§ Given data
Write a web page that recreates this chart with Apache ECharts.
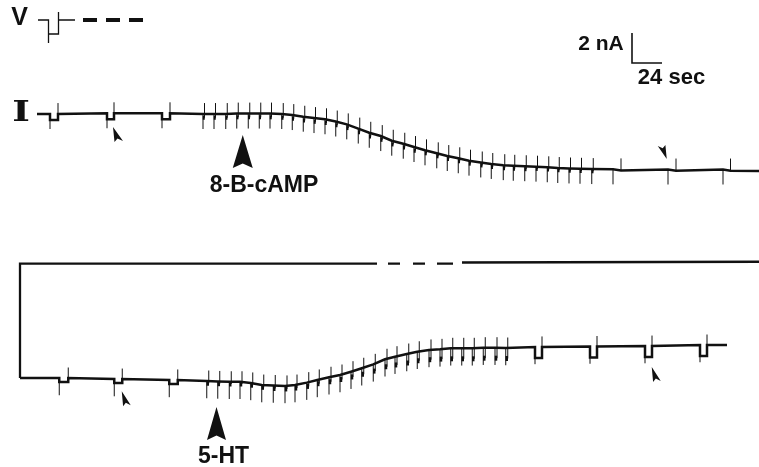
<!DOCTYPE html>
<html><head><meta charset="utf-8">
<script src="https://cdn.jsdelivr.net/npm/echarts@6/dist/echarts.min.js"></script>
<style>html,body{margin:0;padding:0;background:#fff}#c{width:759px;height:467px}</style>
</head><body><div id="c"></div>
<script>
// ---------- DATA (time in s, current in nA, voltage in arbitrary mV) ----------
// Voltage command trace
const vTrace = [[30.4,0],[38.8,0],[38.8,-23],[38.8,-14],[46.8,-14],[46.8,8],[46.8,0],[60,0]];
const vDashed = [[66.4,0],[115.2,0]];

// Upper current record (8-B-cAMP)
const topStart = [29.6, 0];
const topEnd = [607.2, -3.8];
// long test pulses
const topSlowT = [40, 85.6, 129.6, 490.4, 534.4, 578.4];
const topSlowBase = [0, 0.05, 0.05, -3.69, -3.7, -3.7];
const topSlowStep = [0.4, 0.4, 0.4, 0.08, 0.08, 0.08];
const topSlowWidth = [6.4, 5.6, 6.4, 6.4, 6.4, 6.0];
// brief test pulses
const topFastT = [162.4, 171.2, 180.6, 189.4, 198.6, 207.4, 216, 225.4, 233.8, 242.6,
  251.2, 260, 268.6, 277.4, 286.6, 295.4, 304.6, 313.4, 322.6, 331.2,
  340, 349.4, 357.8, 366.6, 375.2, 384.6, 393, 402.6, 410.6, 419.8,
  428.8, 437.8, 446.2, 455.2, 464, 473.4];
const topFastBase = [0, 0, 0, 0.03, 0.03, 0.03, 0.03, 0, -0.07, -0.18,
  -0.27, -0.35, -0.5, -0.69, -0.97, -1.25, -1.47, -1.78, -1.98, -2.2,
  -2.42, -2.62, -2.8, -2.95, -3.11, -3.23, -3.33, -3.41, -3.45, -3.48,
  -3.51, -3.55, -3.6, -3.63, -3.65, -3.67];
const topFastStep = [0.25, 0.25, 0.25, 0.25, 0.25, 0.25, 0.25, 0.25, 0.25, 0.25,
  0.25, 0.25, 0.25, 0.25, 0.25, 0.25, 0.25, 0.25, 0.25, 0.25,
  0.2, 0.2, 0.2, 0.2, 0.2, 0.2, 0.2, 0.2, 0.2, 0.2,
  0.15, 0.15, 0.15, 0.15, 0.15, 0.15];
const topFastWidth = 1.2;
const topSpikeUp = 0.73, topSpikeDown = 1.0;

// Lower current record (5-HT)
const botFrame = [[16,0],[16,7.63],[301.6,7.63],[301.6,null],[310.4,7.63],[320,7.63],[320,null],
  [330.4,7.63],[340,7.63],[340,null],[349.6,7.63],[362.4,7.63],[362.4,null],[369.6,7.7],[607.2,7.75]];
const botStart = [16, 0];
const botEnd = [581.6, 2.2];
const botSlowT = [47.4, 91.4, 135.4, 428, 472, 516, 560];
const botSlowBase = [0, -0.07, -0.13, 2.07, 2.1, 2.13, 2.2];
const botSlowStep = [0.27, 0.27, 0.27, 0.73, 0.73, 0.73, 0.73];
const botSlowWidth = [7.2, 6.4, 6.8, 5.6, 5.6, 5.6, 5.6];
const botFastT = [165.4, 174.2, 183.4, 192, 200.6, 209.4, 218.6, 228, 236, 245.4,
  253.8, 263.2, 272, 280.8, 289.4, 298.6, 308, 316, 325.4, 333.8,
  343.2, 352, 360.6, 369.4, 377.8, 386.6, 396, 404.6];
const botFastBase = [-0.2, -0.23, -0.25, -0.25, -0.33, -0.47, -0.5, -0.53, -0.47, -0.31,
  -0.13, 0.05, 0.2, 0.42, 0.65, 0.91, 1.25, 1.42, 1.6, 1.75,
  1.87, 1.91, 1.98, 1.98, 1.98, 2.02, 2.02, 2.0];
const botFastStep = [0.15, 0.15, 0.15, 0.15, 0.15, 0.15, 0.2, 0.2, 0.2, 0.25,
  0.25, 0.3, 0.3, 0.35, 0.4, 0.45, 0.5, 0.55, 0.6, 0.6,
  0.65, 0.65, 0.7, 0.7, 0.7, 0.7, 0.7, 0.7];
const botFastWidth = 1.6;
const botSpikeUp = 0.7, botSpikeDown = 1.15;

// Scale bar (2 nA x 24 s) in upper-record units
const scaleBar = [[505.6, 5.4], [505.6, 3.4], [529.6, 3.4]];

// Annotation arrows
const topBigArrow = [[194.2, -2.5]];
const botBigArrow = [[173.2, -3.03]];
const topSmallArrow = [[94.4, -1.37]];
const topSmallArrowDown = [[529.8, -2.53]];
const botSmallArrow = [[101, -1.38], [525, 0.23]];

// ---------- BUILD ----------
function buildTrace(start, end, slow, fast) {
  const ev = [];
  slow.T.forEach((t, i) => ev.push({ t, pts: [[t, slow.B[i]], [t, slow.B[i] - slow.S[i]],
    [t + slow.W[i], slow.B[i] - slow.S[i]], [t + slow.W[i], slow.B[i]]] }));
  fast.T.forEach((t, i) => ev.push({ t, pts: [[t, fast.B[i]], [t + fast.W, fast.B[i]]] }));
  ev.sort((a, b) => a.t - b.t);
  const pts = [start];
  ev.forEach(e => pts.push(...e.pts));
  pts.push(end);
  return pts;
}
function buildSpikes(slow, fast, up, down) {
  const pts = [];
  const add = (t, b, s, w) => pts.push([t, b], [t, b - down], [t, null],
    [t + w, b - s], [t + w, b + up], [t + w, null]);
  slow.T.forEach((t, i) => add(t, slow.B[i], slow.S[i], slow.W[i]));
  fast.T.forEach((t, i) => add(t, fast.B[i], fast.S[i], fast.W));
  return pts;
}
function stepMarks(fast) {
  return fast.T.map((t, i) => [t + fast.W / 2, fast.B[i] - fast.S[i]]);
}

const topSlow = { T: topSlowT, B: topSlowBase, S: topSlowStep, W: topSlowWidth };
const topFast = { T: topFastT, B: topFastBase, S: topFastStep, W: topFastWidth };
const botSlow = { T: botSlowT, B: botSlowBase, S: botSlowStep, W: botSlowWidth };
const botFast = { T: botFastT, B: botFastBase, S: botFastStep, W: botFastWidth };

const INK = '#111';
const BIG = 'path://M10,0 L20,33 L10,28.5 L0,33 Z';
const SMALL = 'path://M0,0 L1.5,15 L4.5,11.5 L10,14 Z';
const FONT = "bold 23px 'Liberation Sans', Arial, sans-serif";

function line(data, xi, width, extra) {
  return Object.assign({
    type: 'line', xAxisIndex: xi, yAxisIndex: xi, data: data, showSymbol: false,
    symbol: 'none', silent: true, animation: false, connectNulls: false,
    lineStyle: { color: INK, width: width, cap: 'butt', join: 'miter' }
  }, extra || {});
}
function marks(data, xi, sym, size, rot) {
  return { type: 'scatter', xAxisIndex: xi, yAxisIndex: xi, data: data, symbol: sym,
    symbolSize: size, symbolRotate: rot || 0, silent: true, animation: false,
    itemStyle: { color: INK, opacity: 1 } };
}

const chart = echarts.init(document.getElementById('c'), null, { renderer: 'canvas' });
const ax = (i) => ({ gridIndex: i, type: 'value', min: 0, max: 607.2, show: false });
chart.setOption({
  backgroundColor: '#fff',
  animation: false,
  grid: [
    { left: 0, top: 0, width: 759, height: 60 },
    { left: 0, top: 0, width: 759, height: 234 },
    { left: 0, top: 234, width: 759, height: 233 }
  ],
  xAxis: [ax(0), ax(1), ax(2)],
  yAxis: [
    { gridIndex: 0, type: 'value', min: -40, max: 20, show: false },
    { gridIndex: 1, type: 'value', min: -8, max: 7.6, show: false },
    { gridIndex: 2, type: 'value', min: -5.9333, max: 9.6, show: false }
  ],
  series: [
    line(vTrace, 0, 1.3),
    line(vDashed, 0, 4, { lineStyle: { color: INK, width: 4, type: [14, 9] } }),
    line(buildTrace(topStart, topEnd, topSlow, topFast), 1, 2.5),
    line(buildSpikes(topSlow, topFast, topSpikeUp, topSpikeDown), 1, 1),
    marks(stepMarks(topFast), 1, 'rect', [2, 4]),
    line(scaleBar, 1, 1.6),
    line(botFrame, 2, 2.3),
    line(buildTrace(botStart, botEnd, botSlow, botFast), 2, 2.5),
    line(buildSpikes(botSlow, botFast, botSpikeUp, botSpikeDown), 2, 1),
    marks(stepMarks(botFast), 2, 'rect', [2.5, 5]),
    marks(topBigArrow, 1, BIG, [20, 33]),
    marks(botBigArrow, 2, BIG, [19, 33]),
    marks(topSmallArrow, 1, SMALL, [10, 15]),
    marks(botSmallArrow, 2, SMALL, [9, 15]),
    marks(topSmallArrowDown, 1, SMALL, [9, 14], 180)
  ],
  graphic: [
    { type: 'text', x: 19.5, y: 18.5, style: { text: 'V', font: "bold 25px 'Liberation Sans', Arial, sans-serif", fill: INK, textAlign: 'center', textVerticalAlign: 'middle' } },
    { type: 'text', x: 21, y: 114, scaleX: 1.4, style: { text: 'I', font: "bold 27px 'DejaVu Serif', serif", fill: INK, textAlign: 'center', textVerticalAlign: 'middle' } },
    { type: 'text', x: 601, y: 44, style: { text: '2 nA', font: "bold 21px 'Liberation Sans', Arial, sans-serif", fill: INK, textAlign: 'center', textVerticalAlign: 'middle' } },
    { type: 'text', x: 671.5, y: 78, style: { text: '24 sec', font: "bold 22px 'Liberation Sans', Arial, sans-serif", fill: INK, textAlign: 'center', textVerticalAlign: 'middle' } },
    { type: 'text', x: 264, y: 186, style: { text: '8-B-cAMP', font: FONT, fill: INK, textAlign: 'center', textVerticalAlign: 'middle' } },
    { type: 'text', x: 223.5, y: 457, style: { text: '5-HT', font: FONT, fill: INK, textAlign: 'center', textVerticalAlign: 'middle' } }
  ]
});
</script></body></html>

==

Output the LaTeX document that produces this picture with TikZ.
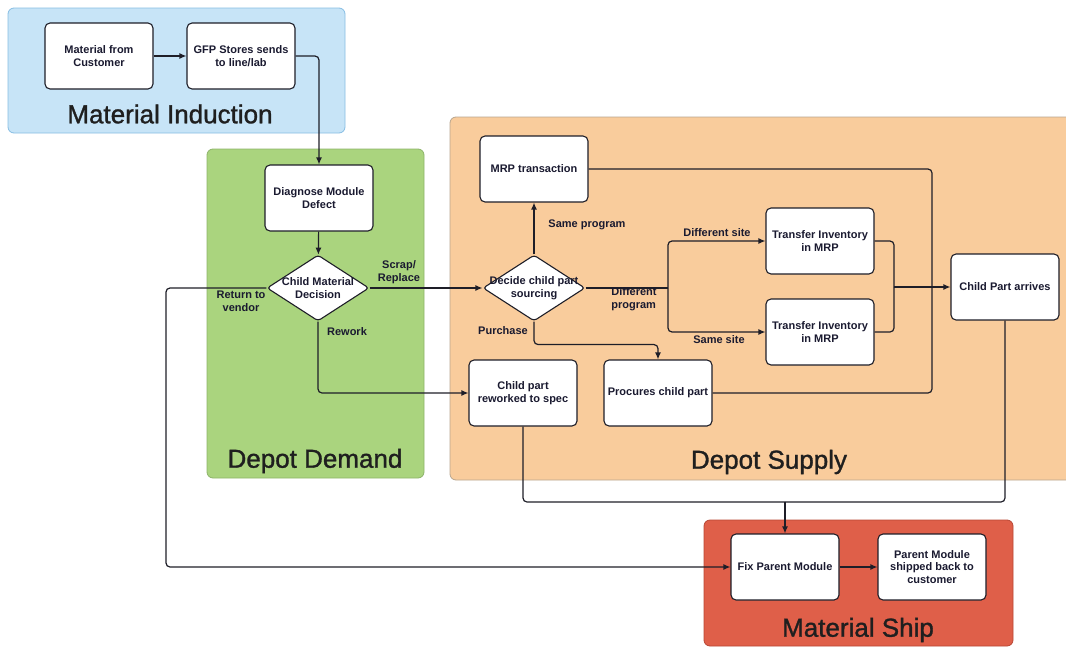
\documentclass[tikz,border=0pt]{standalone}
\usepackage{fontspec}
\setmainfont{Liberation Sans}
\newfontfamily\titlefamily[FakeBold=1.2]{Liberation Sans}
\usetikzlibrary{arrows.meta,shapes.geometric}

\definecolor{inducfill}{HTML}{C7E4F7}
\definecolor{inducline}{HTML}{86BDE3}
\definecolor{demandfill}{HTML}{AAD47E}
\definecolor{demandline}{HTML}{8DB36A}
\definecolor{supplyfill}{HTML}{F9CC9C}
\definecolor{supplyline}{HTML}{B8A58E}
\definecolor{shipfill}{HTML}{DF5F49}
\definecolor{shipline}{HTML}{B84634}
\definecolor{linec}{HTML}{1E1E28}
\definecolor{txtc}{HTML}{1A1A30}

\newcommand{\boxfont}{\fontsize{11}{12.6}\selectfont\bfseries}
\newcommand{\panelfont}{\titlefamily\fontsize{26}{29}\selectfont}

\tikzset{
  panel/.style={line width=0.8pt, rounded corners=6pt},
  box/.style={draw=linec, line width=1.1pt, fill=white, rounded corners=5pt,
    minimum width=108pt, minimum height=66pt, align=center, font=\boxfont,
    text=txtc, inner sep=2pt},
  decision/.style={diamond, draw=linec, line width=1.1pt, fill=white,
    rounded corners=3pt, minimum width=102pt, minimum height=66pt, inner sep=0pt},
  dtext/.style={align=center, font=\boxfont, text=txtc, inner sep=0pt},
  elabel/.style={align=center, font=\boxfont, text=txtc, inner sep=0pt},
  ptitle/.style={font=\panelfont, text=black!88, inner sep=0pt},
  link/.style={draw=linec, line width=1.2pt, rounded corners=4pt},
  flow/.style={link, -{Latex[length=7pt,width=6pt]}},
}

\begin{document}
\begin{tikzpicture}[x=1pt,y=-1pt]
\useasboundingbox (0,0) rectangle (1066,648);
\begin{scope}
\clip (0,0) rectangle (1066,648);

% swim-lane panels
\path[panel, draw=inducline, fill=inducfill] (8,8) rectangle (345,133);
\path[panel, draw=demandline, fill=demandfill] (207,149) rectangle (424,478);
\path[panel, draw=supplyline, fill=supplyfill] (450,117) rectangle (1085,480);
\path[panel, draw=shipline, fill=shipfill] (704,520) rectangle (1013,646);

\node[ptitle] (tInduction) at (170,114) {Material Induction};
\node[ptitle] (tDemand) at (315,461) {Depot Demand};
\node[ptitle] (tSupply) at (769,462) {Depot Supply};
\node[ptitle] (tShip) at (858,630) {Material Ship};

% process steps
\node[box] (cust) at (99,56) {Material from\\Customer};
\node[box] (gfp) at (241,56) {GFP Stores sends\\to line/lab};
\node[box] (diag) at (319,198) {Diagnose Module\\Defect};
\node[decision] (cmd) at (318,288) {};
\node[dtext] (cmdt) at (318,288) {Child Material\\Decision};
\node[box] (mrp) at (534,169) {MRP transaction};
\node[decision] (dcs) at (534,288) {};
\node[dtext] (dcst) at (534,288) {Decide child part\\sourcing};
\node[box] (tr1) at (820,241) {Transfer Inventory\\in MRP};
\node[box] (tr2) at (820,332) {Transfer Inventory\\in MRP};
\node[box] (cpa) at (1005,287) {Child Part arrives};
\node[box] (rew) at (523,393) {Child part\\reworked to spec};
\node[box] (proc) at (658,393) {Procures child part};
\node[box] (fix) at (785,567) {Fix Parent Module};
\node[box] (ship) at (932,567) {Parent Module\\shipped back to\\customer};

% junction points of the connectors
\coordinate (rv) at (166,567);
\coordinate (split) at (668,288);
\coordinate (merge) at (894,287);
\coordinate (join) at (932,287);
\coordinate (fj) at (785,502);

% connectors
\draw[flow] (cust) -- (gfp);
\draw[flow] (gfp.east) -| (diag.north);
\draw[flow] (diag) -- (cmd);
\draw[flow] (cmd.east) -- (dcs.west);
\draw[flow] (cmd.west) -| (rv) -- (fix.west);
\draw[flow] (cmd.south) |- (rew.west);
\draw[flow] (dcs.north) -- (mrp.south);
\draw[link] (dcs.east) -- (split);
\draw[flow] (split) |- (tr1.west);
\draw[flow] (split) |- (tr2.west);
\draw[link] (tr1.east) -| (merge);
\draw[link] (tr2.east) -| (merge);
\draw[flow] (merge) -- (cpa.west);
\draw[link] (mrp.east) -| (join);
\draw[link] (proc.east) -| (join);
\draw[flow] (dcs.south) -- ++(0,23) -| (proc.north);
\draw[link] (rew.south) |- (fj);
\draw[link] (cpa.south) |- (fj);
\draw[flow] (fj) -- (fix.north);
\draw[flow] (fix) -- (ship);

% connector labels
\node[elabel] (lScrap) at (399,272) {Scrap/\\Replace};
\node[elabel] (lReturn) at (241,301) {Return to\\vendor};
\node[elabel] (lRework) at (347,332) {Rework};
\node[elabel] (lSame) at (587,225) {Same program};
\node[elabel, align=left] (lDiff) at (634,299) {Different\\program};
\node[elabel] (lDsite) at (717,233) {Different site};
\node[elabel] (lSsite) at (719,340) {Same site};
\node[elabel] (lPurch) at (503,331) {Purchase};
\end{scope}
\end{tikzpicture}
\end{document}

§ Given instruction
Set down, without pictures, the lines between the line holding "Write a web" and the line holding "const vDashed = [[66.4,0],[115.2,0]];", both inclusive.

§ Solution
Write a web page that recreates this chart with Apache ECharts.
<!DOCTYPE html>
<html><head><meta charset="utf-8">
<script src="https://cdn.jsdelivr.net/npm/echarts@6/dist/echarts.min.js"></script>
<style>html,body{margin:0;padding:0;background:#fff}#c{width:759px;height:467px}</style>
</head><body><div id="c"></div>
<script>
// ---------- DATA (time in s, current in nA, voltage in arbitrary mV) ----------
// Voltage command trace
const vTrace = [[30.4,0],[38.8,0],[38.8,-23],[38.8,-14],[46.8,-14],[46.8,8],[46.8,0],[60,0]];
const vDashed = [[66.4,0],[115.2,0]];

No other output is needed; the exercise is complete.